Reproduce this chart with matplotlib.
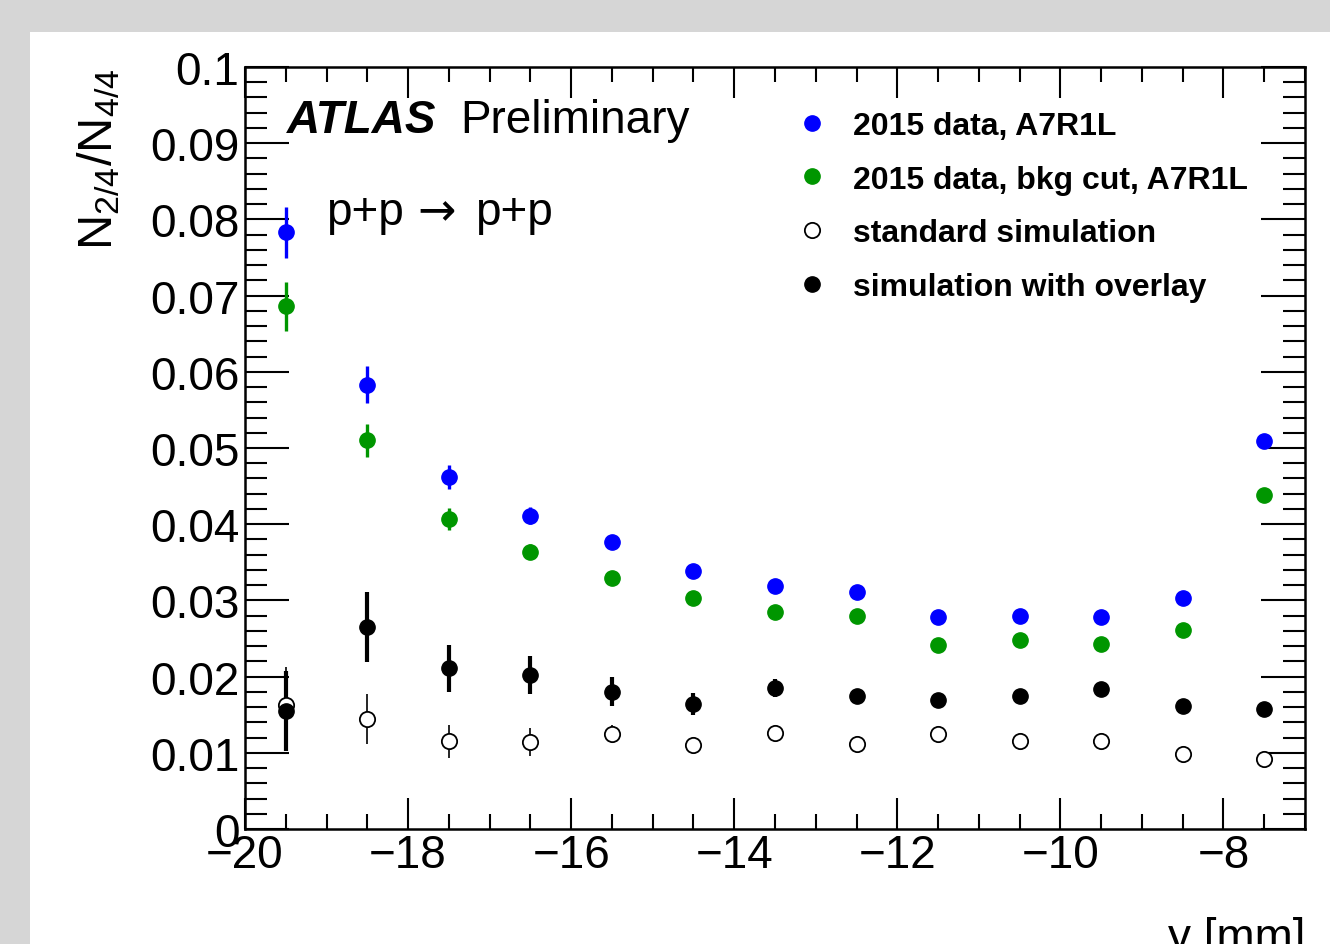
import matplotlib
matplotlib.use("Agg")
import matplotlib.pyplot as plt
from matplotlib.patches import Rectangle
from matplotlib.ticker import MultipleLocator

plt.rcParams['font.family'] = ['Liberation Sans', 'DejaVu Sans']
plt.rcParams['mathtext.default'] = 'regular'

# bin centres (y position in mm)
y_pos = [-19.5, -18.5, -17.5, -16.5, -15.5, -14.5, -13.5, -12.5, -11.5, -10.5, -9.5, -8.5, -7.5]

# 2015 data, A7R1L
data = [0.0783, 0.0583, 0.0462, 0.0411, 0.0377, 0.0339, 0.0319, 0.0311, 0.0278, 0.0280, 0.0278, 0.0303, 0.0509]
data_err = [0.0033, 0.0024, 0.0016, 0.0011, 0.0006, 0.0005, 0.0005, 0.0004, 0.0004, 0.0004, 0.0004, 0.0004, 0.0004]

# 2015 data, bkg cut, A7R1L
data_cut = [0.0686, 0.0510, 0.0407, 0.0364, 0.0329, 0.0303, 0.0285, 0.0280, 0.0241, 0.0248, 0.0243, 0.0261, 0.0438]
data_cut_err = [0.0032, 0.0022, 0.0014, 0.0010, 0.0006, 0.0005, 0.0005, 0.0004, 0.0004, 0.0004, 0.0004, 0.0004, 0.0004]

# standard simulation
sim = [0.0163, 0.0144, 0.0115, 0.0114, 0.0125, 0.0110, 0.0126, 0.0112, 0.0125, 0.0115, 0.0115, 0.0098, 0.0092]
sim_err = [0.0050, 0.0033, 0.0022, 0.0018, 0.0012, 0.0008, 0.0006, 0.0005, 0.0005, 0.0005, 0.0005, 0.0004, 0.0004]

# simulation with overlay
sim_ovl = [0.0155, 0.0265, 0.0211, 0.0202, 0.0180, 0.0164, 0.0185, 0.0175, 0.0169, 0.0175, 0.0184, 0.0161, 0.0157]
sim_ovl_err = [0.0052, 0.0046, 0.0031, 0.0025, 0.0019, 0.0015, 0.0012, 0.0008, 0.0007, 0.0007, 0.0007, 0.0006, 0.0006]

fig = plt.figure(figsize=(13.3, 9.45), dpi=100)
fig.patch.set_facecolor('#d6d6d6')
fig.patches.append(Rectangle((30/1330, 0), 1, 1 - 33/945, transform=fig.transFigure,
                             facecolor='white', edgecolor='none', zorder=-10))

ax = fig.add_axes([245/1330, 1 - 830/945, 1060/1330, 762/945])
ax.patch.set_alpha(0)

blue = '#0000ff'
green = '#009600'
ms = 11

# error bars
ax.errorbar(y_pos, data, yerr=data_err, fmt='none', ecolor=blue, elinewidth=2.4, capsize=0)
ax.errorbar(y_pos, data_cut, yerr=data_cut_err, fmt='none', ecolor=green, elinewidth=2.4, capsize=0)
ax.errorbar(y_pos, sim, yerr=sim_err, fmt='none', ecolor='black', elinewidth=1.2, capsize=0)
ax.errorbar(y_pos, sim_ovl, yerr=sim_ovl_err, fmt='none', ecolor='black', elinewidth=3.0, capsize=0)

# markers
ax.plot(y_pos, data, 'o', color=blue, ms=ms, mec=blue, label='2015 data, A7R1L')
ax.plot(y_pos, data_cut, 'o', color=green, ms=ms, mec=green, label='2015 data, bkg cut, A7R1L')
ax.plot(y_pos, sim, 'o', mfc='white', mec='black', mew=1.3, ms=ms, label='standard simulation', zorder=3)
ax.plot(y_pos, sim_ovl, 'o', color='black', ms=ms, label='simulation with overlay', zorder=4)

ax.set_xlim(-20, -7)
ax.set_ylim(0, 0.1)
ax.xaxis.set_major_locator(MultipleLocator(2))
ax.xaxis.set_minor_locator(MultipleLocator(0.5))
ax.yaxis.set_minor_locator(MultipleLocator(0.002))
ax.set_yticks([0, 0.01, 0.02, 0.03, 0.04, 0.05, 0.06, 0.07, 0.08, 0.09, 0.1])
ax.set_yticklabels(['0', '0.01', '0.02', '0.03', '0.04', '0.05', '0.06', '0.07', '0.08', '0.09', '0.1'])

ax.tick_params(which='both', direction='in', top=True, right=True, width=1.5, labelsize=33)
ax.tick_params(which='major', axis='x', length=22, pad=3)
ax.tick_params(which='minor', axis='x', length=11)
ax.tick_params(which='major', axis='y', length=32, pad=4)
ax.tick_params(which='minor', axis='y', length=16)
for s in ax.spines.values():
    s.set_linewidth(1.8)

ax.set_ylabel(r'N$_{2/4}$/N$_{4/4}$', fontsize=35, loc='top', labelpad=20)
ax.set_xlabel('y [mm]', fontsize=33, loc='right', labelpad=28)

ax.text(0.04, 0.93, 'ATLAS', transform=ax.transAxes, fontsize=33, fontweight='bold',
        fontstyle='italic', va='center')
ax.text(0.203, 0.93, 'Preliminary', transform=ax.transAxes, fontsize=33, va='center')
# p+p -> p+p
ax.text(0.076, 0.81, 'p+p', transform=ax.transAxes, fontsize=33, va='center')
ax.text(0.163, 0.81, '\u2192', transform=ax.transAxes, fontsize=33, va='center',
        family='DejaVu Sans')
ax.text(0.217, 0.81, 'p+p', transform=ax.transAxes, fontsize=33, va='center')

ax.legend(loc='upper left', bbox_to_anchor=(0.4925, 0.98), frameon=False,
          prop={'size': 23, 'weight': 'bold'}, handletextpad=0.78, labelspacing=0.74,
          handlelength=1.0, markerscale=1.0)

fig.savefig('out.png', dpi=100, facecolor=fig.get_facecolor())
------------------------------------------------
**Description of the task:**
Exactly reproduce the run of lines from the start of the listing through the line with "-9.5, -8.5, -7.5]", inclusive; pictures are not copied.

**Result:**
Reproduce this chart with matplotlib.
import matplotlib
matplotlib.use("Agg")
import matplotlib.pyplot as plt
from matplotlib.patches import Rectangle
from matplotlib.ticker import MultipleLocator

plt.rcParams['font.family'] = ['Liberation Sans', 'DejaVu Sans']
plt.rcParams['mathtext.default'] = 'regular'

# bin centres (y position in mm)
y_pos = [-19.5, -18.5, -17.5, -16.5, -15.5, -14.5, -13.5, -12.5, -11.5, -10.5, -9.5, -8.5, -7.5]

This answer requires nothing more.